Un pas de plus et on considérerait comme éthique une guerre « juste » menée
préventivement à une autre qu’on suppute. On considérerait que certains se
prépareraient « injustement » à la guerre contre d’autres, ce qui justifierait
de mener dès aujourd’hui une « guerre humanitaire préventive » contre eux. La
belle affaire. Qui pourrait éthiquement justifier pareille guerre ? Elle est
pourtant menée un peu partout dans le monde.
3. Finalement ne nous faut-il pas remonter aux
causes ? Celles de l’émergence de la première guerre, du premier massacre
systématique d’un groupe humain par un autre. Sauf à affabuler par des
croyances fausses qui écarteraient les faits tangibles et avérés de traces
archéologiques indubitables, il est certain qu’aucun vestige humain de massacre
de masse systématique (os fracassés ou piqués de pointes de flèche ou de lance)
n’a jusqu’à présent pu être découvert qui daterait d’avant 12 mille ans
lorsqu’apparut la sédentarisation humaine.
Celle-ci correspondit à l’accaparement de territoire et à l’apparition du
premier surplus ou capital issus du travail humain accumulé de manière toujours
plus importante par la domestication rentable d’animaux et de plantes.
Le partage naturel entre tous les membres d’un groupe des fruits de la pêche,
chasse et cueillette - à l’instar de l’apprentissage de la parole par les
enfants dans un groupe humain - fut alors remplacé par la défense guerrière du
capital accumulé par le groupe (cft Le sentier de la guerre de Guilaine).

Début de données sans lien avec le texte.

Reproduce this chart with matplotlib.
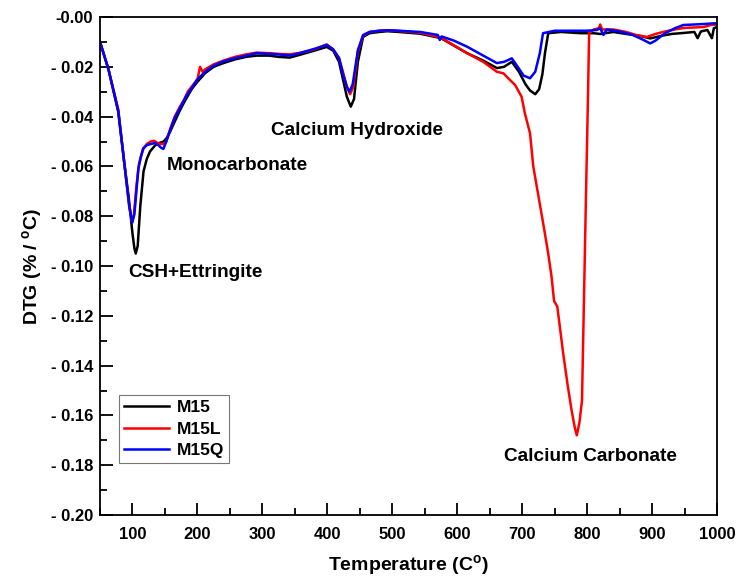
import matplotlib
matplotlib.use("Agg")
import matplotlib.pyplot as plt
from matplotlib.ticker import MultipleLocator

plt.rcParams['font.family'] = ['Liberation Sans', 'DejaVu Sans']
plt.rcParams['font.weight'] = 'bold'

# DTG curves (% / C) read against temperature (C)
t_m15 = [50, 63, 78, 88, 94, 100, 103, 105, 108, 112, 117, 122, 127, 135, 142, 148,
         153, 158, 165, 173, 180, 191, 200, 212, 225, 240, 258, 275, 291, 310, 325,
         342, 360, 380, 399, 409, 418, 424, 430, 436, 441, 447, 455, 465, 480, 492,
         510, 543, 575, 615, 640, 661, 672, 684, 695, 705, 712, 720, 726, 731, 735,
         740, 760, 790, 810, 820, 840, 860, 880, 897, 915, 930, 948, 965, 970, 975,
         985, 992, 995, 1000]
dtg_m15 = [-0.010, -0.021, -0.038, -0.060, -0.072, -0.087, -0.093, -0.095, -0.092,
           -0.076, -0.062, -0.057, -0.054, -0.0515, -0.0505, -0.050, -0.0485, -0.046,
           -0.042, -0.0375, -0.034, -0.029, -0.026, -0.0225, -0.020, -0.0185, -0.017,
           -0.016, -0.0155, -0.0155, -0.016, -0.0163, -0.015, -0.0135, -0.012, -0.0135,
           -0.018, -0.025, -0.032, -0.036, -0.033, -0.018, -0.008, -0.0065, -0.006,
           -0.0057, -0.006, -0.0067, -0.0085, -0.0145, -0.0175, -0.0205, -0.020, -0.018,
           -0.022, -0.027, -0.0295, -0.031, -0.029, -0.023, -0.0145, -0.0065, -0.006,
           -0.0065, -0.0065, -0.0068, -0.006, -0.0068, -0.0075, -0.0086, -0.0075,
           -0.0068, -0.0064, -0.006, -0.0085, -0.0058, -0.0052, -0.0085, -0.0045, -0.004]

t_m15l = [50, 63, 78, 88, 95, 99, 102, 106, 110, 116, 122, 128, 133, 138, 143, 148,
          152, 158, 165, 173, 180, 185, 191, 200, 204, 208, 212, 225, 240, 258, 275,
          291, 310, 325, 342, 360, 380, 399, 409, 418, 424, 430, 435, 440, 447, 455,
          465, 480, 492, 510, 543, 575, 615, 640, 661, 671, 680, 689, 699, 704, 712,
          717, 725, 733, 740, 745, 749, 754, 763, 770, 776, 781, 784, 788, 792, 795,
          798, 801, 803, 810, 818, 820, 823, 840, 860, 875, 892, 905, 920, 935, 948,
          965, 980, 990, 1000]
dtg_m15l = [-0.010, -0.021, -0.037, -0.060, -0.076, -0.082, -0.080, -0.068, -0.059,
            -0.053, -0.051, -0.050, -0.0497, -0.0505, -0.051, -0.051, -0.050, -0.045,
            -0.040, -0.036, -0.033, -0.030, -0.028, -0.025, -0.020, -0.022, -0.021,
            -0.019, -0.0175, -0.016, -0.015, -0.0143, -0.0145, -0.0148, -0.015, -0.0143,
            -0.013, -0.011, -0.013, -0.0165, -0.022, -0.028, -0.031, -0.028, -0.014,
            -0.0075, -0.006, -0.0055, -0.0053, -0.0056, -0.0063, -0.0083, -0.0145,
            -0.018, -0.022, -0.0226, -0.025, -0.0273, -0.032, -0.0386, -0.0467, -0.060,
            -0.072, -0.084, -0.095, -0.104, -0.114, -0.1163, -0.135, -0.148, -0.158,
            -0.165, -0.168, -0.163, -0.154, -0.114, -0.0735, -0.035, -0.0065, -0.005,
            -0.0045, -0.003, -0.005, -0.005, -0.006, -0.0072, -0.008, -0.0068, -0.0058,
            -0.005, -0.0044, -0.0042, -0.004, -0.0032, -0.003]

t_m15q = [50, 63, 78, 88, 95, 99.8, 103, 106, 109, 113, 117, 122, 128, 135, 140, 144,
          147.5, 152, 158, 165, 173, 182, 191, 200, 212, 225, 240, 258, 275, 291, 310,
          325, 342, 360, 380, 399, 409, 418, 424, 430, 434, 439, 447, 455, 465, 480,
          492, 510, 543, 570, 573, 576, 595, 615, 640, 661, 672, 684, 693, 702, 712,
          720, 727, 732, 750, 780, 800, 815, 820, 825, 830, 850, 870, 885, 897, 905,
          920, 935, 948, 965, 980, 997, 1000]
dtg_m15q = [-0.010, -0.021, -0.0375, -0.060, -0.076, -0.0825, -0.079, -0.070, -0.061,
            -0.056, -0.0527, -0.0515, -0.051, -0.0506, -0.0515, -0.0525, -0.053, -0.050,
            -0.0454, -0.0405, -0.0366, -0.032, -0.0286, -0.025, -0.022, -0.0195, -0.0178,
            -0.0165, -0.0155, -0.0145, -0.0148, -0.015, -0.0155, -0.0143, -0.0128,
            -0.0112, -0.013, -0.0165, -0.023, -0.028, -0.030, -0.027, -0.0133, -0.0072,
            -0.006, -0.0055, -0.0053, -0.0055, -0.006, -0.0072, -0.0092, -0.0078,
            -0.0095, -0.0119, -0.0155, -0.0185, -0.018, -0.0166, -0.020, -0.0235,
            -0.0246, -0.022, -0.0146, -0.0065, -0.0055, -0.0055, -0.0055, -0.0052,
            -0.0045, -0.0072, -0.005, -0.0058, -0.0072, -0.009, -0.0106, -0.0095,
            -0.0065, -0.0045, -0.0032, -0.003, -0.0028, -0.0025, -0.003]

ytick_vals = [0.00, -0.02, -0.04, -0.06, -0.08, -0.10, -0.12, -0.14, -0.16, -0.18, -0.20]
ytick_text = ['-0.00'] + ['- %.2f' % abs(v) for v in ytick_vals[1:]]
xtick_vals = [100, 200, 300, 400, 500, 600, 700, 800, 900, 1000]

fig = plt.figure(figsize=(7.37, 5.81), dpi=100)
ax = fig.add_axes([0.1357, 0.1136, 0.8373, 0.8571])

ax.plot(t_m15, dtg_m15, color='black', lw=1.8, label='M15')
ax.plot(t_m15l, dtg_m15l, color='#ff0000', lw=1.8, label='M15L')
ax.plot(t_m15q, dtg_m15q, color='#0000ff', lw=1.8, label='M15Q')

ax.set_xlim(50, 1000)
ax.set_ylim(-0.20, 0.0)
ax.set_xticks(xtick_vals)
ax.set_yticks(ytick_vals)
ax.set_yticklabels(ytick_text)
ax.xaxis.set_minor_locator(MultipleLocator(50))
ax.yaxis.set_minor_locator(MultipleLocator(0.01))
ax.tick_params(which='both', direction='in', width=1.3, labelsize=12)
ax.tick_params(which='major', length=9)
ax.tick_params(which='minor', length=5)
ax.tick_params(axis='x', pad=9)
ax.tick_params(axis='y', pad=5)
for s in ax.spines.values():
    s.set_linewidth(1.3)

ax.set_xlabel('Temperature (C$^\\mathregular{o}$)', fontsize=14, fontweight='bold', labelpad=8)
ax.set_ylabel('DTG (% / $^\\mathregular{o}$C)', fontsize=14, fontweight='bold', labelpad=4)

txt = dict(fontsize=13.7, fontweight='bold', va='center', ha='left')
ax.text(93, -0.1028, 'CSH+Ettringite', **txt)
ax.text(153, -0.0598, 'Monocarbonate', **txt)
ax.text(313, -0.0454, 'Calcium Hydroxide', **txt)
ax.text(672, -0.1767, 'Calcium Carbonate', **txt)

leg = ax.legend(loc='upper left', bbox_to_anchor=(0.031, 0.241), fontsize=12.5,
                fancybox=False, edgecolor='#555555', handlelength=2.6,
                borderpad=0.3, labelspacing=0.35, handletextpad=0.4,
                borderaxespad=0)
leg.get_frame().set_linewidth(0.8)

fig.savefig('out.png', dpi=100)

L’avènement d’une classe de soldats rémunérés à cet effet a instauré une
hiérarchie sociale verticale visant à accumuler plus de pouvoir, privilèges et
richesse en toujours moins de mains. Là est la justification des guerres qui se
disent « justes ».
Cette accumulation croissante a conduit à la guerre permanente tant à
l’intérieur qu’à l’extérieur du groupe. Une fois que s’accumulèrent les surplus
à défendre, la guerre devint le fondement des sociétés qui depuis considèrent
que les hommes sont toujours le moyen d’une fin qu’ils ne sont pas. Sauf pour
quelques uns peu nombreux et toujours les mêmes.
C’est l’inversion de l’éthique par
laquelle prévaut l’iniquité de guerres toutes injustes.
L’aporie et le sophisme seraient
alors pour nous de considérer que toute initiative contre cet état de fait
guerrier et injuste serait elle-même injuste (cft La Paix indésirable). Alors
que le contraire est équitable qui vise à s’opposer - éventuellement même par
une insurrection violente - à l’exploitation du plus grand nombre par la guerre
qui lui est sans cesse menée au profit de quelques uns.
L’éthique étant universelle s’applique indistinctement à tous les hommes tandis
que l’exploitation (guerrière) vise un intérêt particulier au détriment de tous.